Goal of the exercise: The records that follow need to be output exactly as they are.

Task material:
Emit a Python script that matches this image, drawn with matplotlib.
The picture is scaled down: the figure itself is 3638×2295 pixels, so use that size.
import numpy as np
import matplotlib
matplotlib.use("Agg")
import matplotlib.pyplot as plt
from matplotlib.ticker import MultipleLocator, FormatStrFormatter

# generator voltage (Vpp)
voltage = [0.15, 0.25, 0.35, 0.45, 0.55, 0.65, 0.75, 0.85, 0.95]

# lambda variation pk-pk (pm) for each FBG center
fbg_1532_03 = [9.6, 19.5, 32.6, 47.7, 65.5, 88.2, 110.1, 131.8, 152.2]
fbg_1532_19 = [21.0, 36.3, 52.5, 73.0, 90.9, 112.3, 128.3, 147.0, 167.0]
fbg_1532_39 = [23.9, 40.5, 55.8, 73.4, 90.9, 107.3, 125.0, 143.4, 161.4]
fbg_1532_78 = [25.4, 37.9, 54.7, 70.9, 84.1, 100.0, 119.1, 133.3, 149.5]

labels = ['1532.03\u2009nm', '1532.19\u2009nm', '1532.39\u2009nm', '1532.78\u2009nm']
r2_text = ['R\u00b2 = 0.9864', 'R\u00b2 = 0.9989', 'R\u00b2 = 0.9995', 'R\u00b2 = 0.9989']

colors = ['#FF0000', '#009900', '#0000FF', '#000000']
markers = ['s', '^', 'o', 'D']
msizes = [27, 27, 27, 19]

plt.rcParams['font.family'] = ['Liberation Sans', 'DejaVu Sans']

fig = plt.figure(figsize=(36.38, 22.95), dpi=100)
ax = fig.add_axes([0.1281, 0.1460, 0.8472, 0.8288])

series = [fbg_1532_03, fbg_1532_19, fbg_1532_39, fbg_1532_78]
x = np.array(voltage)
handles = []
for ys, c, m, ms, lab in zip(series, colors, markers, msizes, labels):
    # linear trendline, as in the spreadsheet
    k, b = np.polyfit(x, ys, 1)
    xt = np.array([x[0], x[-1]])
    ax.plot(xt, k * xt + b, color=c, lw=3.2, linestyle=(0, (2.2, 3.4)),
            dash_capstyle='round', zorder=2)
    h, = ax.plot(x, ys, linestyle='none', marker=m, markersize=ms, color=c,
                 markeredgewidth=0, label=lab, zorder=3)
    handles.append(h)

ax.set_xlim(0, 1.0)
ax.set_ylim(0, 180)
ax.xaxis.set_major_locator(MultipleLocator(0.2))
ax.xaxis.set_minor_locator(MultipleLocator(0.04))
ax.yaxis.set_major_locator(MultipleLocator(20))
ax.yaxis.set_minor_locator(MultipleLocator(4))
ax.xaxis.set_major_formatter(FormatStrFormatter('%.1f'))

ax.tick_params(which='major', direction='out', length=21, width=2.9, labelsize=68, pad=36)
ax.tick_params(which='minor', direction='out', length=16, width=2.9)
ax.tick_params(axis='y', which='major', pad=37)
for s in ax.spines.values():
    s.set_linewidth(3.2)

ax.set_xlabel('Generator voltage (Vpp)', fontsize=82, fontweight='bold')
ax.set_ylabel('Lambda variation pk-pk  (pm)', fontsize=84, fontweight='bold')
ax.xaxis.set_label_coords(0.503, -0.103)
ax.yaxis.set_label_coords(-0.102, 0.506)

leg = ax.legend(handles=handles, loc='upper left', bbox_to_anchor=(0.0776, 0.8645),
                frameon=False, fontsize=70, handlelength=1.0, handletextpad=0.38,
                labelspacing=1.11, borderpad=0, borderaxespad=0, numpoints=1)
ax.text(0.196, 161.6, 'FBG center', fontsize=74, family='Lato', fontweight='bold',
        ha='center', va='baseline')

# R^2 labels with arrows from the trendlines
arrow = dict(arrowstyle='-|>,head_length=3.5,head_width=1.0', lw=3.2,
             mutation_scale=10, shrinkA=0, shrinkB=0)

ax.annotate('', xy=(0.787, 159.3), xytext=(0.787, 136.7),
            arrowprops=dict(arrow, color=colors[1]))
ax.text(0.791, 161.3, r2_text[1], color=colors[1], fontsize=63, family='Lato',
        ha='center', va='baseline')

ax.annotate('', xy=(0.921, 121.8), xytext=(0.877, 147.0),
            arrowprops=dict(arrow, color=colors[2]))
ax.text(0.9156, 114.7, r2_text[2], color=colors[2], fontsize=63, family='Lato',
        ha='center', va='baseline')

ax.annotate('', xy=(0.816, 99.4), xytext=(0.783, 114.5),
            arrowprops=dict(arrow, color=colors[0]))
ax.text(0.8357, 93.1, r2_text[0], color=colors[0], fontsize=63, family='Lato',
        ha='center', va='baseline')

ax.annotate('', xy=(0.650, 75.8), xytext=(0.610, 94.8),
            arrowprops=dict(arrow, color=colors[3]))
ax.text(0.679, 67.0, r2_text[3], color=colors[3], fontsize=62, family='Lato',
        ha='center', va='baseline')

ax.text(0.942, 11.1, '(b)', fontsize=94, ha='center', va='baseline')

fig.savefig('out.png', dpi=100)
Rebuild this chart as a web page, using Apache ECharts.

Exercise answer:
Emit a Python script that matches this image, drawn with matplotlib.
The picture is scaled down: the figure itself is 3638×2295 pixels, so use that size.
import numpy as np
import matplotlib
matplotlib.use("Agg")
import matplotlib.pyplot as plt
from matplotlib.ticker import MultipleLocator, FormatStrFormatter

# generator voltage (Vpp)
voltage = [0.15, 0.25, 0.35, 0.45, 0.55, 0.65, 0.75, 0.85, 0.95]

# lambda variation pk-pk (pm) for each FBG center
fbg_1532_03 = [9.6, 19.5, 32.6, 47.7, 65.5, 88.2, 110.1, 131.8, 152.2]
fbg_1532_19 = [21.0, 36.3, 52.5, 73.0, 90.9, 112.3, 128.3, 147.0, 167.0]
fbg_1532_39 = [23.9, 40.5, 55.8, 73.4, 90.9, 107.3, 125.0, 143.4, 161.4]
fbg_1532_78 = [25.4, 37.9, 54.7, 70.9, 84.1, 100.0, 119.1, 133.3, 149.5]

labels = ['1532.03\u2009nm', '1532.19\u2009nm', '1532.39\u2009nm', '1532.78\u2009nm']
r2_text = ['R\u00b2 = 0.9864', 'R\u00b2 = 0.9989', 'R\u00b2 = 0.9995', 'R\u00b2 = 0.9989']

colors = ['#FF0000', '#009900', '#0000FF', '#000000']
markers = ['s', '^', 'o', 'D']
msizes = [27, 27, 27, 19]

plt.rcParams['font.family'] = ['Liberation Sans', 'DejaVu Sans']

fig = plt.figure(figsize=(36.38, 22.95), dpi=100)
ax = fig.add_axes([0.1281, 0.1460, 0.8472, 0.8288])

series = [fbg_1532_03, fbg_1532_19, fbg_1532_39, fbg_1532_78]
x = np.array(voltage)
handles = []
for ys, c, m, ms, lab in zip(series, colors, markers, msizes, labels):
    # linear trendline, as in the spreadsheet
    k, b = np.polyfit(x, ys, 1)
    xt = np.array([x[0], x[-1]])
    ax.plot(xt, k * xt + b, color=c, lw=3.2, linestyle=(0, (2.2, 3.4)),
            dash_capstyle='round', zorder=2)
    h, = ax.plot(x, ys, linestyle='none', marker=m, markersize=ms, color=c,
                 markeredgewidth=0, label=lab, zorder=3)
    handles.append(h)

ax.set_xlim(0, 1.0)
ax.set_ylim(0, 180)
ax.xaxis.set_major_locator(MultipleLocator(0.2))
ax.xaxis.set_minor_locator(MultipleLocator(0.04))
ax.yaxis.set_major_locator(MultipleLocator(20))
ax.yaxis.set_minor_locator(MultipleLocator(4))
ax.xaxis.set_major_formatter(FormatStrFormatter('%.1f'))

ax.tick_params(which='major', direction='out', length=21, width=2.9, labelsize=68, pad=36)
ax.tick_params(which='minor', direction='out', length=16, width=2.9)
ax.tick_params(axis='y', which='major', pad=37)
for s in ax.spines.values():
    s.set_linewidth(3.2)

ax.set_xlabel('Generator voltage (Vpp)', fontsize=82, fontweight='bold')
ax.set_ylabel('Lambda variation pk-pk  (pm)', fontsize=84, fontweight='bold')
ax.xaxis.set_label_coords(0.503, -0.103)
ax.yaxis.set_label_coords(-0.102, 0.506)

leg = ax.legend(handles=handles, loc='upper left', bbox_to_anchor=(0.0776, 0.8645),
                frameon=False, fontsize=70, handlelength=1.0, handletextpad=0.38,
                labelspacing=1.11, borderpad=0, borderaxespad=0, numpoints=1)
ax.text(0.196, 161.6, 'FBG center', fontsize=74, family='Lato', fontweight='bold',
        ha='center', va='baseline')

# R^2 labels with arrows from the trendlines
arrow = dict(arrowstyle='-|>,head_length=3.5,head_width=1.0', lw=3.2,
             mutation_scale=10, shrinkA=0, shrinkB=0)

ax.annotate('', xy=(0.787, 159.3), xytext=(0.787, 136.7),
            arrowprops=dict(arrow, color=colors[1]))
ax.text(0.791, 161.3, r2_text[1], color=colors[1], fontsize=63, family='Lato',
        ha='center', va='baseline')

ax.annotate('', xy=(0.921, 121.8), xytext=(0.877, 147.0),
            arrowprops=dict(arrow, color=colors[2]))
ax.text(0.9156, 114.7, r2_text[2], color=colors[2], fontsize=63, family='Lato',
        ha='center', va='baseline')

ax.annotate('', xy=(0.816, 99.4), xytext=(0.783, 114.5),
            arrowprops=dict(arrow, color=colors[0]))
ax.text(0.8357, 93.1, r2_text[0], color=colors[0], fontsize=63, family='Lato',
        ha='center', va='baseline')

ax.annotate('', xy=(0.650, 75.8), xytext=(0.610, 94.8),
            arrowprops=dict(arrow, color=colors[3]))
ax.text(0.679, 67.0, r2_text[3], color=colors[3], fontsize=62, family='Lato',
        ha='center', va='baseline')

ax.text(0.942, 11.1, '(b)', fontsize=94, ha='center', va='baseline')

fig.savefig('out.png', dpi=100)
Rebuild this chart as a web page, using Apache ECharts.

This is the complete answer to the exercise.